Melanie replies: “I love you. Please shut up.”

But his inner voice won’t be silenced, and he returns to thoughts of Chris Kanew (Adam Capriolo), his only employee who has just told him that he’s leaving the non-profit world for finance. He feels, he has told Brad, that he “can do so much more good by making a lot of money and giving it away than by asking other people for money. Do you know what I mean?” Brad knows what he means. The words strike a chord with him because he has lately been made aware, as part of a gathering mid-life crisis, of the success of four of his college friends — success which he cannot but take as a personal reproach to himself.

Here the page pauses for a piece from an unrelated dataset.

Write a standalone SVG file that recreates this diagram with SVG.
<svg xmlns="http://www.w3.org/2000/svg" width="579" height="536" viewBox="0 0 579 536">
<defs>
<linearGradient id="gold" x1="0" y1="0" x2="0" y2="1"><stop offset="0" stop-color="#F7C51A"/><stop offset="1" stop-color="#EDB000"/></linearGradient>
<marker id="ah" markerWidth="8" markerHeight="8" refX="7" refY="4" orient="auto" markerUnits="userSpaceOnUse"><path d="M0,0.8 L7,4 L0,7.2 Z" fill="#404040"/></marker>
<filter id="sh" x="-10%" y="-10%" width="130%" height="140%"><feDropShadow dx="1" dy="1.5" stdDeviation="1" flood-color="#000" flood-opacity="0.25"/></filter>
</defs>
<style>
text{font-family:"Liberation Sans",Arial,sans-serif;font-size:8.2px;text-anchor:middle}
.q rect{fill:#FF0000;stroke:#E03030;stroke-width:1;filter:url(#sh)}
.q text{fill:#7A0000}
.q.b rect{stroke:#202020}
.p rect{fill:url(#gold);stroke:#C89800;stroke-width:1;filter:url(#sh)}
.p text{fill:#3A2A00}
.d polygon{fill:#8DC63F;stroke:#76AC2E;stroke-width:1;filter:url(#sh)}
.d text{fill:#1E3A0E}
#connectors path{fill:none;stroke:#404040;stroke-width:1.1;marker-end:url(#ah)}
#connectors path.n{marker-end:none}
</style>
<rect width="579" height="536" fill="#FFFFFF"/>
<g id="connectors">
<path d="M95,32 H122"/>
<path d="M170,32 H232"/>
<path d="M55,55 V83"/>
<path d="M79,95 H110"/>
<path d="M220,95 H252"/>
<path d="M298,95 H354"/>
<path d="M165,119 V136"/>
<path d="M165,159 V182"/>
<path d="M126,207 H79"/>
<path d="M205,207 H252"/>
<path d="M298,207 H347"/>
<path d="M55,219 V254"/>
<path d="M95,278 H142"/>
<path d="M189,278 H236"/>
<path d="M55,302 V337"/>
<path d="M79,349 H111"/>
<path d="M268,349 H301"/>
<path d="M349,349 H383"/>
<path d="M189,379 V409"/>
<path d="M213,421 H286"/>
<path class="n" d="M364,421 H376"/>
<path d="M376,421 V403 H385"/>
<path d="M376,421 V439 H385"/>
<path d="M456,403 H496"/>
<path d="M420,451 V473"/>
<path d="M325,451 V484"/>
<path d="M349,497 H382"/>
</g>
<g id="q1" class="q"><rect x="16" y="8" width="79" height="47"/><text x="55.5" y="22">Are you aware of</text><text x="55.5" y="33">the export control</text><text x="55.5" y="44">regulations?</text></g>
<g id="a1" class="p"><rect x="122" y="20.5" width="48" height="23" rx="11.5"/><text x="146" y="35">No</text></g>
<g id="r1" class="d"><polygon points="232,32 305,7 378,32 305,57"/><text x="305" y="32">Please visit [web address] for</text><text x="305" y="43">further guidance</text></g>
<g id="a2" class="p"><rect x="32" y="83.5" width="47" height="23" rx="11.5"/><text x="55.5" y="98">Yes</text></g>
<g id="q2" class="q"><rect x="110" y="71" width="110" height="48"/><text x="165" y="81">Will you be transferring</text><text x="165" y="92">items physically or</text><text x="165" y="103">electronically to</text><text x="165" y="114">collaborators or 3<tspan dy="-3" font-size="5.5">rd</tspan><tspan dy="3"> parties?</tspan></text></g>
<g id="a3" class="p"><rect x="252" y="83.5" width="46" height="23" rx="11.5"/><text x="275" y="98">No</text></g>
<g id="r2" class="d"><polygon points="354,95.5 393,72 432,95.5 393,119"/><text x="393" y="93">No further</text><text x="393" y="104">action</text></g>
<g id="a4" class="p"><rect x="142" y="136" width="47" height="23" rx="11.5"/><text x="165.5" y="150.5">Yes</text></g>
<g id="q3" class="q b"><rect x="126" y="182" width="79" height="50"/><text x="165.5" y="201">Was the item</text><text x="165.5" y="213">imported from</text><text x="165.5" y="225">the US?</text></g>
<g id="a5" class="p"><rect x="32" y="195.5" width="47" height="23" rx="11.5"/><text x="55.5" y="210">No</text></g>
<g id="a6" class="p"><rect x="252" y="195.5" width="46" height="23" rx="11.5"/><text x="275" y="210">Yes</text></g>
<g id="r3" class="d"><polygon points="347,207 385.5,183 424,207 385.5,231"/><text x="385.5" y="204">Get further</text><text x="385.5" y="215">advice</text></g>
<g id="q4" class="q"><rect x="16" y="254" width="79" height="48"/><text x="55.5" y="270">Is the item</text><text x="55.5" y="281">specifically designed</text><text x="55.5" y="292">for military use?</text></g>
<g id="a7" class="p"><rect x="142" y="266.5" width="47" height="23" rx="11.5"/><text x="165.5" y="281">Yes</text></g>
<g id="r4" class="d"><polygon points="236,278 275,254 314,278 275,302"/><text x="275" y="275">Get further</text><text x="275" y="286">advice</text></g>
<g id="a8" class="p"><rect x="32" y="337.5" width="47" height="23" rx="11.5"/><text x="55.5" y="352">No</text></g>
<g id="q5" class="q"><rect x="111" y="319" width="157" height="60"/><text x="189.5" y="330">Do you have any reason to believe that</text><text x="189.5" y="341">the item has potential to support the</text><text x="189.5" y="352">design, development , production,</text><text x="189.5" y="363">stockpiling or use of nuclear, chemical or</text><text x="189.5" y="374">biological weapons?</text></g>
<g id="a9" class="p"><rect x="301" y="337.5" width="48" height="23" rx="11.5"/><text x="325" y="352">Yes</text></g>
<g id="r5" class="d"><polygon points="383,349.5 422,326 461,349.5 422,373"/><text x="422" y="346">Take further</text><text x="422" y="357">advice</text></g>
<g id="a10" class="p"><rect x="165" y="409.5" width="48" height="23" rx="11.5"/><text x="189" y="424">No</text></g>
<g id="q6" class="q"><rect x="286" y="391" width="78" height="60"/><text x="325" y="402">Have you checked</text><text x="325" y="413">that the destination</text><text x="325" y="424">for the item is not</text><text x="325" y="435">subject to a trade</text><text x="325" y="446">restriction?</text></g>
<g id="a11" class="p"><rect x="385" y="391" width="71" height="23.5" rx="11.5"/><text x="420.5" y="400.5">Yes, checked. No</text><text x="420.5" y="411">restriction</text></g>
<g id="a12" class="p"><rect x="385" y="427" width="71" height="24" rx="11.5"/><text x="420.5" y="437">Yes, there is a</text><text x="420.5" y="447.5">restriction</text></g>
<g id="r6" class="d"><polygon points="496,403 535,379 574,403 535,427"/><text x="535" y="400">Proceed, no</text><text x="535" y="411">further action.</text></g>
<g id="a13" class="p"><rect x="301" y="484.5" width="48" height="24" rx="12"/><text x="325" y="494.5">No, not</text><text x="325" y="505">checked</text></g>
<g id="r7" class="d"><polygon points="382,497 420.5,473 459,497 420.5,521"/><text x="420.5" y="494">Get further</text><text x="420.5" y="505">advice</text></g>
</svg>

Nick (Mr White) is a gay Hollywood director whose house has been featured in Architectural Digest; Jason (Luke Wilson) is a hedge fund manager and philanthropist with an attractive family and a private jet; Billy (Jemaine Clement) is a tech billionaire who has retired to Maui with two bikini-clad lovelies, and Craig (Michael Sheen) is a best selling author and TV political pundit. “It’s stupid to compare lives,” says Brad in voiceover, “but when I do I feel that somehow I have failed.” The feeling is both expressed and exacerbated when he confesses to his teenage son, Troy (Austin Abrams) whom he is escorting eastwards (they live in Sacramento) to look at colleges, that he is still ashamed at having only been wait-listed at Yale 30 years earlier.

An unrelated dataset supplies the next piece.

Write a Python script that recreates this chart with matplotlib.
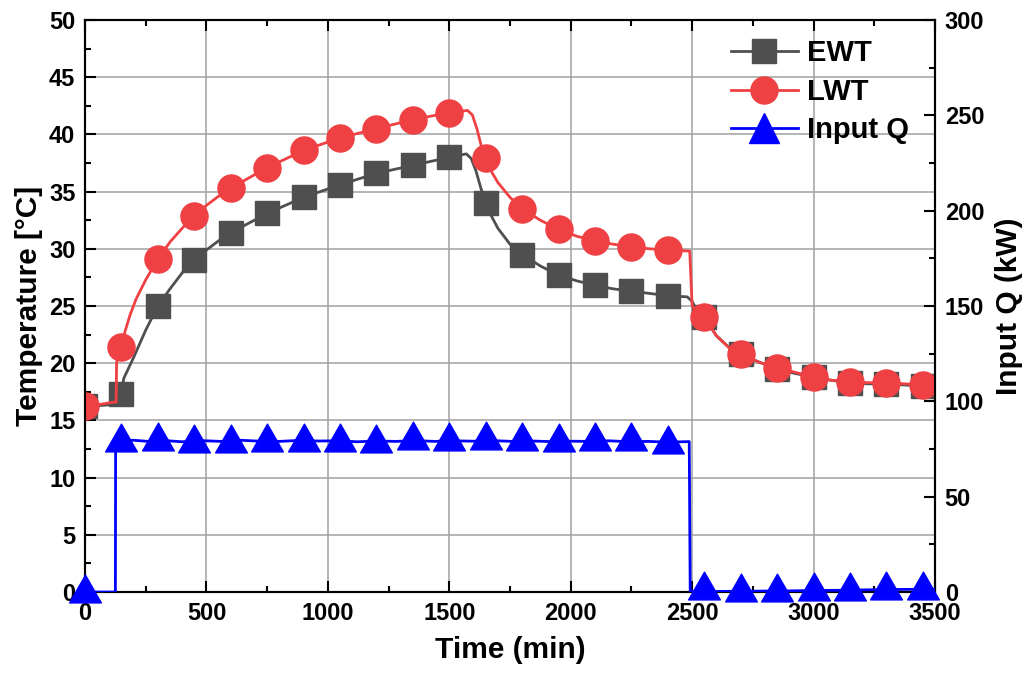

The film is punctuated with voiceover complaints similar to the above — to the point where the joke begins to wear a bit thin, to say the least of it. We might almost begin to think that we are meant to take Brad’s laments about how unfair life is, not to mention Brad himself, seriously. What, for example, are we to make of this little beauty? “For them [the envied ones] the world isn’t a battlefield, it’s a playground. It’s heaven,” he observes to himself as he looks out of an airplane’s windows at sunlit clouds. Or: “In college I was in love with the world and the world was in love with me. When did we fall out of love?” When he finds that he wasn’t invited to Nick’s [gay] wedding he moans, “I was off the list. The world hated me and the feeling was mutual.”

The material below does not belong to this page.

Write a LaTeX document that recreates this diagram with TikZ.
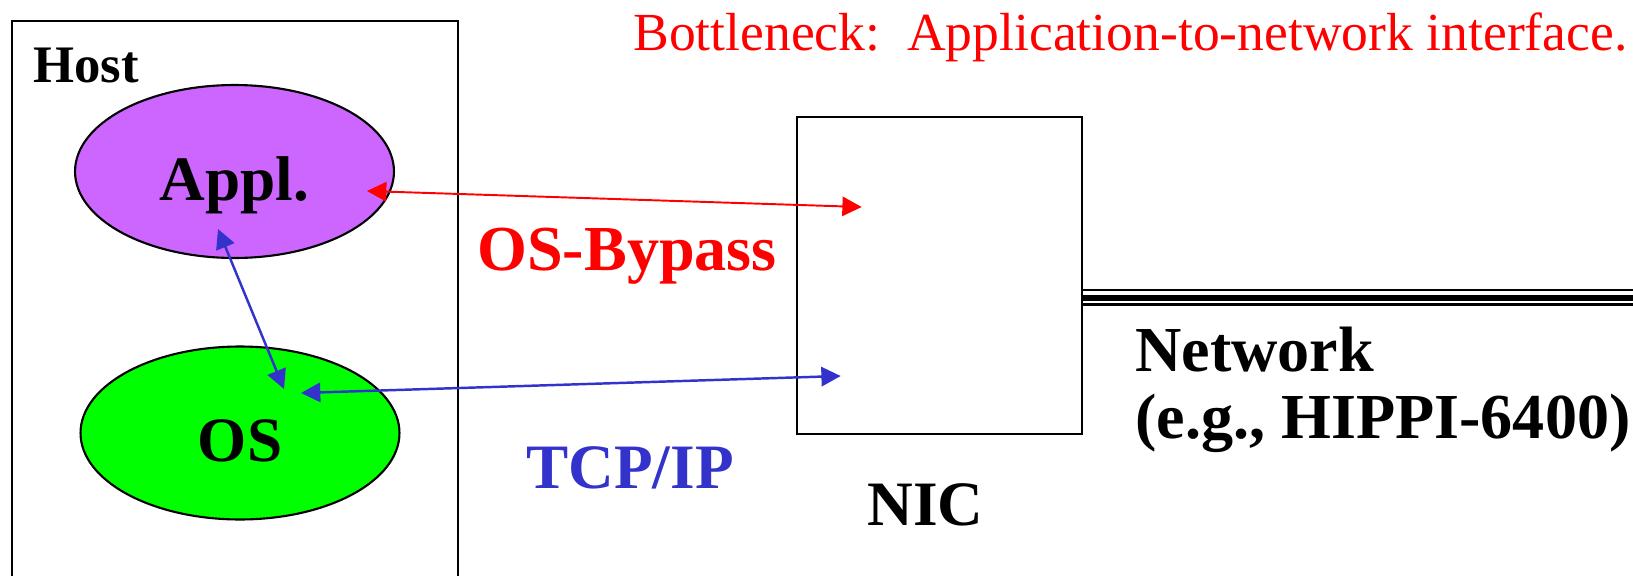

Surely such stuff must be intended as satire? And yet Brad is never allowed to look quite so ridiculous as these and similar thoughts ought to make him. His bitter envy is made to appear instead as a harmless foible, deserving only of the most gentle sort of correction, which is what it gets after expressing itself in less invidious form as joy at hearing that his high school guidance counselor thinks Troy may be “Harvard material.” He immediately begins fantasizing about the belated and vicarious success that must one day be his through his brilliant son — until, at the height of his absurdity, he begins envying Troy’s imaginary success as he already envies that of his friends, adjusting his fantasy, then, in the opposite direction and imagining the boy as a penniless busker on the streets of Cambridge, Mass. Anyway, he says to Troy, how is he to afford the tuition to Harvard? “Maybe it won’t be a big deal. Maybe one of your grandparents will die.”

Troy meets a high school friend, Ananya (Shazi Raja), who is already an undergraduate at Harvard, and he and his father have dinner with her. When Brad later meets her alone, he confides in her his envy of his more successful friends and echoes Chris Kanew’s words about doing more good by making lots of money as the advice he would now give to his younger self. This prompts her to rebuke him for thinking only of his own discomfort at dinner parties with people more successful than he is instead of the starving poor in India (where her family is from) who don’t have any dinner. Citing Brad’s “white privilege,” she says: “Don’t ask me to feel sorry for you. You’re doing fine. You have enough.”

And, lo, Brad sees that he does have enough! Even though her youthful idealism with a Third World vibe barely masks her abysmal ignorance of the world and of any but a predictably ideological understanding of history, it strikes poor dumb Brad as it is meant to strike us, with the force of revelation. Her self-righteousness helps to reawaken his own, which is then further jolted into life by an abortive dinner with Craig — the one of the four old friends who also teaches a course at Harvard and who has been instrumental in getting Troy an interview with a professor he particularly wants to study with — but who now chiefly wants to retail malicious gossip about the other three.

Long filled with a mordant envy for this academic celebrity who mouths liberal platitudes on TV, Brad now finds his admiration curdling into contempt. Seen from outside, however, both feelings appear equally unwarranted and reveal an essential pettiness that he’s too wrapped up in his self-comparisons to others to see. Instead, he transfers all his fawning admiration to Ananya and her equally attractive Korean friend Maya (Luisa Lee) as they perform as the soloists in a Dvorak “Humoresque” arranged for violin, flute and orchestra. “The music was beautiful,” says Brad’s ever-loving voiceover; “the girls were beautiful. I could love them without ever possessing them. Just like I could love the world without ever possessing it.”

Oh, please! This is a reference back to an earlier voiceover — you may begin to feel, as I did, a bit claustrophobic in the echoing labyrinth of Brad’s brain — in which he had mournfully noted that “I suddenly felt a deep grief for all the women I would never love and all the lives I would never live” — during which his fantasy of Billy’s life on Maui had been adjusted to replace Billy with himself and the bikini girls with Ananya and Maya. It ought to have been funny. At least sort of funny. But somehow, perhaps because we could see Brad’s ultimate, rather forlorn acceptance of his beta status coming a long way off, it wasn’t. Only, like him, rather pathetic.